Three Questions For More Actionable Buyer Personas
What’s the best way to get more information? Ask a question. If that sounds overly simple, bear with me.
What’s the best way to get more information? Ask a question. If that sounds overly simple, bear with me.
The ability to ask questions of and about our target audiences in ever-more sophisticated ways is one of the best things about being a marketer today. In the past, our industry was built around qualitative metrics—and plenty of good old “shots in the dark.”
Back then, our questions were more likely to be, “I wonder if that billboard is targeting the correct demographic?” or, “Do you think our target audience found that information useful?”
Today, the abundance of integrated technologies, data, and online activity allows us to study people’s habits and tendencies.
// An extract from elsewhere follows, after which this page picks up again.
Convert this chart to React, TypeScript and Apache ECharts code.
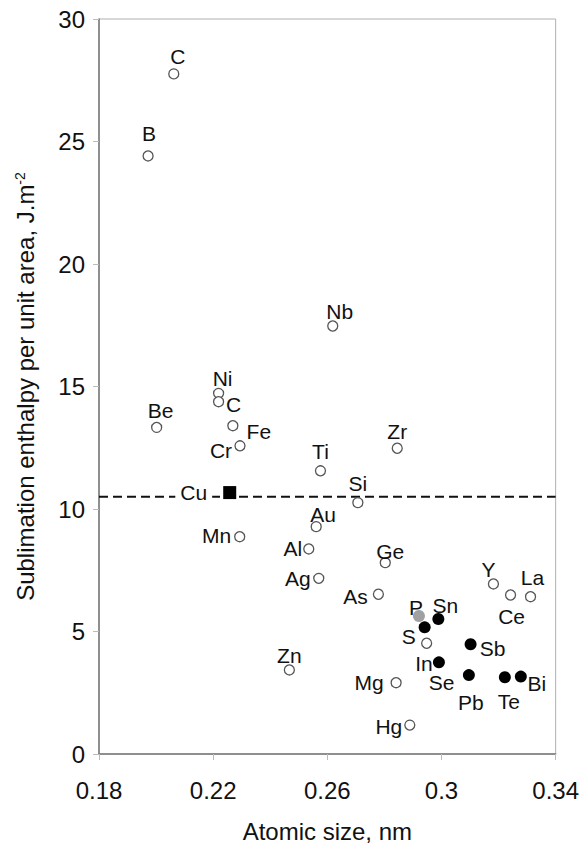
import React, { useEffect, useRef } from "react";
import * as echarts from "echarts";

// ---- data ----
const X_TICKS = [0.18, 0.22, 0.26, 0.3, 0.34];
const Y_TICKS = [0, 5, 10, 15, 20, 25, 30];
const CU_REFERENCE = 10.5;

// open circles
const openNames = ["C", "B", "Nb", "Ni", "C", "Fe", "Cr", "Be", "Ti", "Zr", "Si", "Au", "Mn", "Al", "Ge", "Ag", "As", "Y", "La", "Ce", "Se", "Mg", "Hg", "Zn"];
const openX = [0.2062, 0.1972, 0.2619, 0.2219, 0.2219, 0.2269, 0.2294, 0.2002, 0.2576, 0.2845, 0.2707, 0.2561, 0.2293, 0.2535, 0.2803, 0.257, 0.2779, 0.3182, 0.3312, 0.3242, 0.2948, 0.2841, 0.2889, 0.2467];
const openY = [27.76, 24.41, 17.47, 14.72, 14.38, 13.4, 12.58, 13.33, 11.56, 12.48, 10.26, 9.28, 8.87, 8.37, 7.81, 7.17, 6.52, 6.94, 6.42, 6.49, 4.52, 2.91, 1.18, 3.43];

// filled black circles
const filledNames = ["Sn", "S", "Sb", "In", "Pb", "Te", "Bi"];
const filledX = [0.2989, 0.2941, 0.3102, 0.2991, 0.3096, 0.3222, 0.3278];
const filledY = [5.51, 5.17, 4.48, 3.74, 3.22, 3.13, 3.16];

// grey circle
const greyNames = ["P"];
const greyX = [0.2921];
const greyY = [5.63];

// reference square
const squareNames = ["Cu"];
const squareX = [0.2258];
const squareY = [10.67];

// label placement (style): offset of the text centre from the marker, px
const openOffsets: number[][] = [
  [4, -17], [1, -22], [7, -14], [4, -15], [15, 3], [26, 6], [-19, 5], [4, -17],
  [0, -19], [0, -17], [0, -19], [7, -12], [-23, -1], [-16, 0], [5, -11], [-21, 0],
  [-23, 2], [-5, -14], [2, -19], [1, 22], [15, 39], [-27, 0], [-21, 1], [0, -14],
];
const filledOffsets: number[][] = [[7, -14], [-16, 9], [22, 4], [-15, 1], [2, 27], [4, 24], [16, 7]];
const greyOffsets: number[][] = [[-3, -9]];
const squareOffsets: number[][] = [[-36, 0]];

const FONT = "'Liberation Sans', Arial, Helvetica, sans-serif";

function build(names: string[], xs: number[], ys: number[], offs: number[][]) {
  return names.map((n, i) => ({
    name: n,
    value: [xs[i], ys[i]],
    label: { offset: offs[i] },
  }));
}

const labelBase = {
  show: true,
  position: "inside" as const,
  formatter: (p: any) => p.name,
  color: "#111",
  fontSize: 21,
  fontFamily: FONT,
};

export default function App() {
  const ref = useRef<HTMLDivElement>(null);
  useEffect(() => {
    if (!ref.current) return;
    const chart = echarts.init(ref.current, null, { renderer: "svg" });
    chart.setOption({
      animation: false,
      backgroundColor: "#fff",
      grid: {
        left: 99,
        right: 26,
        top: 19,
        bottom: 98,
        show: true,
        borderColor: "#b0b0b0",
        borderWidth: 1,
        backgroundColor: "transparent",
      },
      xAxis: {
        type: "value",
        min: X_TICKS[0],
        max: X_TICKS[X_TICKS.length - 1],
        name: "Atomic size, nm",
        nameLocation: "middle",
        nameGap: 65,
        nameTextStyle: { fontSize: 24, color: "#111", fontFamily: FONT },
        axisLine: { show: true, onZero: false, lineStyle: { color: "#777", width: 1.5 } },
        axisTick: { show: true, inside: false, length: 6, customValues: X_TICKS, lineStyle: { color: "#bbb" } },
        axisLabel: {
          customValues: X_TICKS,
          margin: 24,
          fontSize: 24,
          color: "#111",
          fontFamily: FONT,
          formatter: (v: number) => String(parseFloat(v.toFixed(2))),
        },
        splitLine: { show: false },
      },
      yAxis: {
        type: "value",
        min: Y_TICKS[0],
        max: Y_TICKS[Y_TICKS.length - 1],
        interval: 5,
        name: "Sublimation enthalpy per unit area, J.m{sup|-2}",
        nameLocation: "middle",
        nameGap: 62,
        nameTextStyle: {
          fontSize: 24,
          color: "#111",
          fontFamily: FONT,
          rich: { sup: { fontSize: 14, verticalAlign: "top", color: "#111", fontFamily: FONT, padding: [0, 0, 10, 0] } },
        },
        axisLine: { show: true, onZero: false, lineStyle: { color: "#777", width: 1.5 } },
        axisTick: { show: true, inside: false, length: 6, lineStyle: { color: "#bbb" } },
        axisLabel: { margin: 14, fontSize: 24, color: "#111", fontFamily: FONT },
        splitLine: { show: false },
      },
      series: [
        {
          type: "line",
          name: "reference",
          data: [
            [X_TICKS[0], CU_REFERENCE],
            [X_TICKS[X_TICKS.length - 1], CU_REFERENCE],
          ],
          showSymbol: false,
          symbol: "none",
          silent: true,
          lineStyle: { color: "#111", width: 2.2, type: [9, 5] },
          z: 1,
        },
        {
          type: "scatter",
          name: "open",
          symbol: "circle",
          symbolSize: 10,
          itemStyle: { color: "#fff", borderColor: "#555", borderWidth: 1.3, opacity: 1 },
          label: labelBase,
          data: build(openNames, openX, openY, openOffsets),
          z: 3,
        },
        {
          type: "scatter",
          name: "filled",
          symbol: "circle",
          symbolSize: 12,
          itemStyle: { color: "#000", opacity: 1 },
          label: labelBase,
          data: build(filledNames, filledX, filledY, filledOffsets),
          z: 3,
        },
        {
          type: "scatter",
          name: "grey",
          symbol: "circle",
          symbolSize: 12,
          itemStyle: { color: "#a0a0a0", opacity: 1 },
          label: labelBase,
          data: build(greyNames, greyX, greyY, greyOffsets),
          z: 3,
        },
        {
          type: "scatter",
          name: "square",
          symbol: "rect",
          symbolSize: 13,
          itemStyle: { color: "#000", opacity: 1 },
          label: { ...labelBase, backgroundColor: "#ffffff", padding: [2, 5] },
          data: build(squareNames, squareX, squareY, squareOffsets),
          z: 4,
        },
      ],
    });
    return () => chart.dispose();
  }, []);
  return (
    <div
      ref={ref}
      style={{ position: "absolute", left: 0, top: 0, width: 582, height: 852, background: "#fff" }}
    />
  );
}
This information enables us to paint an increasingly detailed picture that empowers us to build “growth marketing” experiences that are more and more meaningful to our target audiences.
Growth marketing, like anything involving human beings, is complex, organic, and up for interpretation (and frequent change). But at its essence, growth marketing involves two components: building repeatable back-end processes that in turn allow us to more easily create consistently compelling experiences on the front end.
The most important thing for growth marketers to have in mind is a clear objective as well as a sharp picture of their audiences—and this is where buyer personas come into play.
Here are three questions marketers can ask to help hone in on effective buyer personas that enable engagement, and ultimately, action on the part of consumers.
Question 1: What Are Our Ideal Customer Profiles?
In this new world of digital, quickly iterative, and increasingly metrics-driven campaigns, marketers need to have a clearer picture than ever of who their ideal customers are.
Marketers should challenge themselves and their teams with these additional questions to take a deeper dive into establishing these ideal customer profiles:
- Where is our audience coming from? (Both from an online channel perspective as well as a more metaphorical perspective, as in, “What’s their current situation?”)
- What does our audience need to do that they’re currently not doing or not able to do?
- What’s holding them back?
- What are the benefits they’ll get from using our product or service?
Circulating these questions among your team is key, since I’ve frequently found that using internal “crowd wisdom” is an important step in circulating and fleshing out our ideal customer profiles. Each team member (and even department) will view target customers through a unique lens. Taking a crowd approach to building out profiles ensures that you’re not missing any key angles or important considerations about customers’ roles, goals, and challenges.
Question 2: How Can Our Content Better Guide Our Ideal Customer Through The Demand Funnel?
Once marketers build ideal customer profiles, the next step is to create targeted content, messaging, and workflows that all come together in the form of experiences that guide buyers through the stages of the demand funnel.
A commonly overlooked consideration, especially at the outset of testing new content, messaging, and workflows, is to keep targeting and messaging consistent for that particular segment. Changing things up too often prevents marketers from being able to zone in on what’s working and why—or what’s not working and why not.
In crafting a content and messaging strategy, here are a few additional questions to keep in mind:
- Which buyers are receptive?
- What aspects of your solution are relevant to them—and which are irrelevant?
- What objections are your sales force hearing most often?
- What content and resources do your buyers find most useful—and when? (At what stage of the funnel?)
- Are you actually messaging the right person?
- Which buyers are involved in decision-making—and how much influence do they have?
These questions can help you determine what kind of content will be of greatest value to your ideal customer persona(s), so you can reliably give them what they need, when they need it.
Question 3: Are You Iterating And Optimizing Every Six Months?
Especially in the new era of digital marketing, there’s no such thing as setting campaigns on autopilot. It’s essential to re-evaluate the results of your efforts frequently; every six months is a good benchmark to start with.
Successful growth marketers and demand generation teams are incredibly data-driven. Accurate data, creativity, and technology together allow far greater output with less resources than were required in the past. Of course, having a consistent process is key to making this equation work. Once you have a consistent process, you can more easily assess whether your ideal customer profiles/personas are well-targeted.
The key is to never stop assessing. Buyers have new alternatives (and targeted content) popping up every day. Their goals and concerns might shift. The market landscape as a whole could change.
So it’s important to audit your personas at least every six months—and do so ruthlessly. If a message isn’t converting, ditch it. If a piece of content or a particular topic has low engagement, stop writing about it. Or if messaging is working and gaining traction, expand on it; if a blog post has high click-through rates, consider launching a webinar on the same topic.
By answering these questions, you have more information about who to target, what to say, and when to say it, enabling you to do your job better. More actionable buyer personas, or ideal customer profiles, will enable you to increase conversions, decrease sales cycles, and avoid wasting resources. And those outcomes are worth asking a few well-crafted questions to achieve.